%%

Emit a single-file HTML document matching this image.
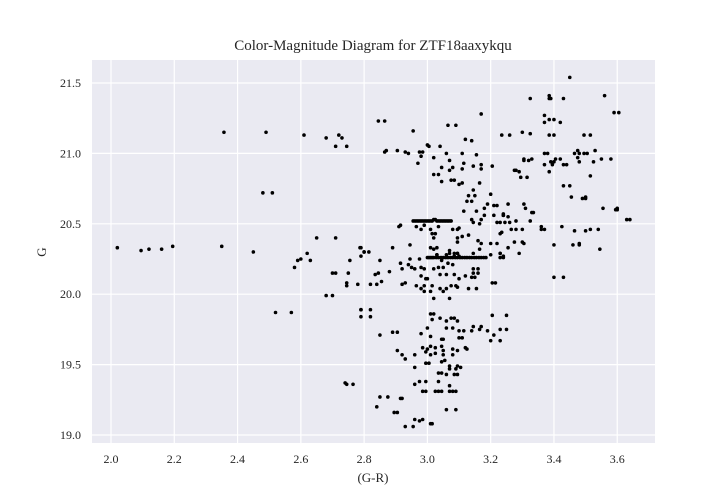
<!DOCTYPE html>
<html><head><meta charset="utf-8"><style>
body{margin:0;background:#fff;}
svg{display:block;font-family:"Liberation Serif",serif;}
</style></head><body>
<svg id="chart" width="728" height="498"></svg>
<script>
const xTicks=[2.0,2.2,2.4,2.6,2.8,3.0,3.2,3.4,3.6];
const yTicks=[19.0,19.5,20.0,20.5,21.0,21.5];
const xTickLabels=["2.0","2.2","2.4","2.6","2.8","3.0","3.2","3.4","3.6"];
const yTickLabels=["19.0","19.5","20.0","20.5","21.0","21.5"];
const samples=[
[2.357,21.15],[2.49,21.15],[2.61,21.13],[2.68,21.11],[2.72,21.13],[2.73,21.11],[2.71,21.05],[2.745,21.05],
[2.48,20.72],[2.51,20.72],[2.02,20.33],[2.095,20.31],[2.12,20.32],[2.16,20.32],[2.195,20.34],[2.35,20.34],[2.45,20.30],
[2.65,20.40],[2.71,20.40],[2.79,20.33],[2.80,20.30],[2.62,20.29],[2.59,20.24],[2.60,20.25],[2.63,20.24],[2.58,20.19],
[2.755,20.24],[2.79,20.27],[2.70,20.15],[2.71,20.15],[2.75,20.15],[2.745,20.08],[2.745,20.06],[2.78,20.07],[2.68,19.99],[2.70,19.99],
[2.52,19.87],[2.57,19.87],[2.79,19.89],[2.79,19.84],[2.74,19.37],[2.745,19.36],[2.765,19.36],
[2.845,21.23],[2.865,21.23],[2.955,21.16],[3.065,21.20],[3.09,21.20],[3.17,21.28],[3.235,21.13],[3.26,21.13],
[2.865,21.01],[2.87,21.02],[2.905,21.02],[2.93,21.01],[2.94,21.00],[2.975,21.01],[2.985,21.01],[2.98,20.98],[2.97,20.93],
[3.0,21.06],[3.005,21.05],[3.04,21.05],[3.02,20.97],[3.06,21.0],[3.07,20.95],[3.08,20.90],[3.07,20.88],[3.045,20.90],
[3.02,20.85],[3.035,20.85],[3.045,20.80],[3.075,20.81],[3.085,20.81],[3.10,20.78],[3.11,20.79],[3.11,21.0],[3.12,21.10],[3.14,21.09],
[3.155,20.99],[3.11,20.89],[3.115,20.93],[3.145,20.91],[3.17,20.92],[3.17,20.89],[3.205,20.91],[3.165,20.79],[3.145,20.74],
[3.13,20.70],[3.15,20.70],[3.20,20.71],[3.125,20.66],[3.14,20.66],[3.19,20.64],[3.18,20.61],[3.21,20.63],[3.22,20.63],[3.255,20.64],
[3.115,20.59],[3.155,20.59],[3.18,20.56],[3.21,20.56],[3.24,20.56],[3.14,20.53],[3.17,20.53],[3.145,20.51],[3.165,20.50],[3.22,20.51],[3.245,20.51],
[2.955,20.52],[2.96,20.52],[2.965,20.52],[2.97,20.52],[2.975,20.52],[2.98,20.52],[2.985,20.52],[2.99,20.52],[2.995,20.52],[3.0,20.52],[3.005,20.52],[3.01,20.52],[3.015,20.52],[3.02,20.53],[3.025,20.53],[3.03,20.52],[3.035,20.52],[3.04,20.52],[3.045,20.52],[3.05,20.52],[3.055,20.52],[3.06,20.52],[3.065,20.52],[3.07,20.52],[3.075,20.52],
[3.0,20.26],[3.005,20.26],[3.01,20.26],[3.015,20.26],[3.02,20.26],[3.028,20.26],[3.035,20.26],[3.043,20.26],[3.05,20.26],[3.058,20.26],[3.065,20.26],[3.073,20.26],[3.08,20.26],[3.088,20.26],[3.095,20.26],[3.103,20.26],[3.11,20.26],[3.118,20.26],[3.125,20.26],[3.133,20.26],[3.14,20.26],[3.148,20.26],[3.155,20.26],[3.163,20.26],[3.17,20.26],[3.178,20.26],[3.185,20.26],
[2.915,20.49],[2.91,20.48],[2.965,20.48],[2.98,20.46],[2.99,20.49],[3.01,20.46],[3.015,20.43],[3.025,20.43],[3.035,20.48],[3.02,20.40],
[3.08,20.46],[3.095,20.46],[3.10,20.47],[3.095,20.40],[3.095,20.37],[3.11,20.41],[3.13,20.42],[2.945,20.35],[2.89,20.33],
[3.01,20.33],[3.02,20.32],[3.03,20.33],[3.07,20.31],[3.03,20.28],[3.085,20.29],[3.095,20.29],[3.145,20.29],
[3.16,20.38],[3.17,20.36],[3.20,20.36],[3.22,20.36],[3.165,20.32],[3.20,20.28],[3.23,20.29],[3.24,20.27],[3.255,20.33],
[2.787,20.33],[2.80,20.30],[2.815,20.30],[2.85,20.24],[2.915,20.22],[2.94,20.21],[2.945,20.25],[2.92,20.18],[2.95,20.19],[2.96,20.18],
[2.975,20.25],[2.98,20.19],[2.99,20.18],[3.02,20.18],[3.035,20.19],[3.05,20.19],[3.065,20.22],[3.03,20.28],[3.045,20.24],[3.06,20.28],[3.08,20.21],
[2.835,20.14],[2.845,20.15],[2.88,20.16],[2.82,20.07],[2.84,20.07],[2.855,20.09],[2.92,20.07],[2.93,20.08],[2.965,20.06],[2.99,20.06],
[2.98,20.13],[2.995,20.11],[3.0,20.11],[3.015,20.06],[2.98,20.04],[2.99,20.02],[3.01,20.02],[3.04,20.04],[3.05,20.02],[3.06,20.04],[3.075,20.06],[3.09,20.06],[3.095,20.05],
[3.04,20.14],[3.06,20.14],[3.085,20.14],[3.10,20.11],[3.12,20.13],[3.14,20.12],[3.15,20.12],[3.145,20.18],[3.16,20.18],[3.145,20.15],[3.16,20.15],
[3.13,20.04],[3.155,20.04],[3.205,20.08],[3.215,20.08],[3.07,20.29],[3.085,20.27],[3.095,20.29],[3.10,20.27],[3.02,19.97],[3.07,19.97],
[2.79,19.89],[2.82,19.89],[2.82,19.84],[3.01,19.86],[3.02,19.86],[3.015,19.82],[3.04,19.83],[3.06,19.81],[3.075,19.83],[3.085,19.83],[3.095,19.81],
[2.85,19.71],[2.89,19.73],[2.905,19.73],[2.98,19.72],[3.0,19.76],[3.01,19.70],[3.06,19.76],[3.08,19.76],[3.10,19.74],[3.115,19.74],[3.14,19.74],
[3.145,19.77],[3.165,19.75],[3.17,19.77],[3.19,19.74],[3.23,19.75],[3.25,19.85],[3.25,19.75],[3.205,19.85],
[3.045,19.68],[3.05,19.68],[3.10,19.69],[3.11,19.69],[3.20,19.67],[3.21,19.71],[3.23,19.67],
[2.905,19.60],[2.92,19.57],[2.93,19.54],[2.96,19.57],[2.985,19.62],[3.0,19.61],[3.01,19.63],[2.995,19.59],[3.01,19.57],[3.025,19.62],[3.025,19.58],[3.045,19.63],[3.05,19.60],[3.05,19.57],
[3.08,19.61],[3.095,19.60],[3.08,19.57],[3.12,19.62],[3.125,19.61],[2.96,19.48],[2.995,19.51],[3.005,19.51],[3.045,19.52],[3.055,19.53],
[3.07,19.49],[3.07,19.47],[3.09,19.47],[3.095,19.49],[3.105,19.48],[3.035,19.44],[3.045,19.44],[3.06,19.43],[3.085,19.43],[3.095,19.43],
[2.96,19.36],[2.975,19.38],[2.995,19.38],[3.035,19.38],[3.07,19.35],[3.07,19.31],[3.08,19.31],[3.09,19.31],
[2.985,19.31],[2.995,19.31],[3.025,19.31],[3.035,19.31],[3.045,19.31],[2.85,19.27],[2.875,19.27],[2.915,19.26],[2.92,19.26],[2.84,19.20],
[2.895,19.16],[2.905,19.16],[3.06,19.18],[3.09,19.18],[2.93,19.06],[2.955,19.06],[2.96,19.11],[2.975,19.10],[2.985,19.11],[3.01,19.08],[3.015,19.08],
[3.45,21.54],[3.325,21.39],[3.385,21.41],[3.385,21.39],[3.39,21.39],[3.43,21.39],[3.56,21.41],[3.59,21.29],[3.605,21.29],
[3.37,21.27],[3.37,21.22],[3.385,21.24],[3.40,21.24],[3.42,21.22],[3.30,21.15],[3.325,21.14],[3.385,21.13],[3.40,21.13],[3.495,21.13],[3.515,21.13],
[3.37,21.0],[3.38,21.0],[3.305,20.96],[3.305,20.95],[3.32,20.95],[3.33,20.96],[3.37,20.92],[3.385,20.87],[3.39,20.94],[3.395,20.92],[3.40,20.94],[3.405,20.96],[3.42,20.96],[3.43,20.92],[3.44,20.92],
[3.465,21.0],[3.475,21.02],[3.48,21.0],[3.475,20.97],[3.48,20.94],[3.495,21.0],[3.505,21.0],[3.53,21.02],[3.525,20.94],[3.55,20.96],[3.58,20.96],
[3.515,20.84],[3.43,20.77],[3.45,20.77],[3.455,20.69],[3.49,20.68],[3.50,20.69],[3.50,20.68],[3.555,20.61],[3.595,20.60],[3.60,20.60],[3.60,20.61],[3.63,20.53],[3.64,20.53],
[3.275,20.88],[3.28,20.88],[3.29,20.87],[3.295,20.83],[3.315,20.83],[3.305,20.64],[3.31,20.61],[3.33,20.58],[3.335,20.58],[3.24,20.57],[3.24,20.56],[3.255,20.55],
[3.28,20.52],[3.325,20.52],[3.23,20.51],[3.26,20.51],[3.36,20.48],[3.36,20.46],[3.37,20.46],[3.425,20.48],[3.465,20.45],[3.50,20.45],[3.515,20.46],[3.54,20.46],
[3.265,20.46],[3.28,20.46],[3.30,20.46],[3.235,20.44],[3.23,20.43],[3.275,20.37],[3.30,20.37],[3.305,20.36],[3.40,20.35],[3.46,20.35],[3.48,20.36],[3.48,20.35],[3.545,20.32],
[3.29,20.29],[3.23,20.29],[3.23,20.26],[3.24,20.26],[3.40,20.12],[3.43,20.12]
];
const NS="http://www.w3.org/2000/svg";
const svg=document.getElementById('chart');
const L=92,R=655,T=60,B=443;
function sx(v){return 111+(v-2.0)*316.4;}
function sy(v){return 435-(v-19.0)*140.8;}
function mk(tag,attrs,parent){const e=document.createElementNS(NS,tag);for(const k in attrs)e.setAttribute(k,attrs[k]);(parent||svg).appendChild(e);return e;}
const bg=mk('rect',{x:L,y:T,width:R-L,height:B-T,fill:'#eaeaf2'});


const grid=mk('g',{stroke:'#fff','stroke-width':1.2});


xTicks.forEach((t,i)=>{
  mk('line',{x1:sx(t),x2:sx(t),y1:T,y2:B},grid);
  const tx=mk('text',{x:sx(t),y:463,'text-anchor':'middle','font-size':12,fill:'#262626'});
  tx.textContent=xTickLabels[i];
  
  
});
yTicks.forEach((t,i)=>{
  mk('line',{x1:L,x2:R,y1:sy(t),y2:sy(t)},grid);
  const tx=mk('text',{x:81,y:sy(t)+4,'text-anchor':'end','font-size':12,fill:'#262626'});
  tx.textContent=yTickLabels[i];
  
  
});
const pts=mk('g',{fill:'#000'});


samples.forEach(p=>{
  const c=mk('circle',{cx:sx(p[0]),cy:sy(p[1]),r:1.8},pts);
  
  
});
const title=mk('text',{x:373,y:50,'text-anchor':'middle','font-size':15,fill:'#262626'});
title.textContent='Color-Magnitude Diagram for ZTF18aaxykqu';


const xl=mk('text',{x:373,y:482,'text-anchor':'middle','font-size':13,fill:'#262626'});
xl.textContent='(G-R)';


const yl=mk('text',{x:46,y:252,'text-anchor':'middle','font-size':13,fill:'#262626',transform:'rotate(-90 46 252)'});
yl.textContent='G';


</script>
</body></html>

%%

• [Exercise objective]
Find the lines with the string "document" and reproduce them.

• [Result of the task]
Emit a single-file HTML document matching this image.
const svg=document.getElementById('chart');
function mk(tag,attrs,parent){const e=document.createElementNS(NS,tag);for(const k in attrs)e.setAttribute(k,attrs[k]);(parent||svg).appendChild(e);return e;}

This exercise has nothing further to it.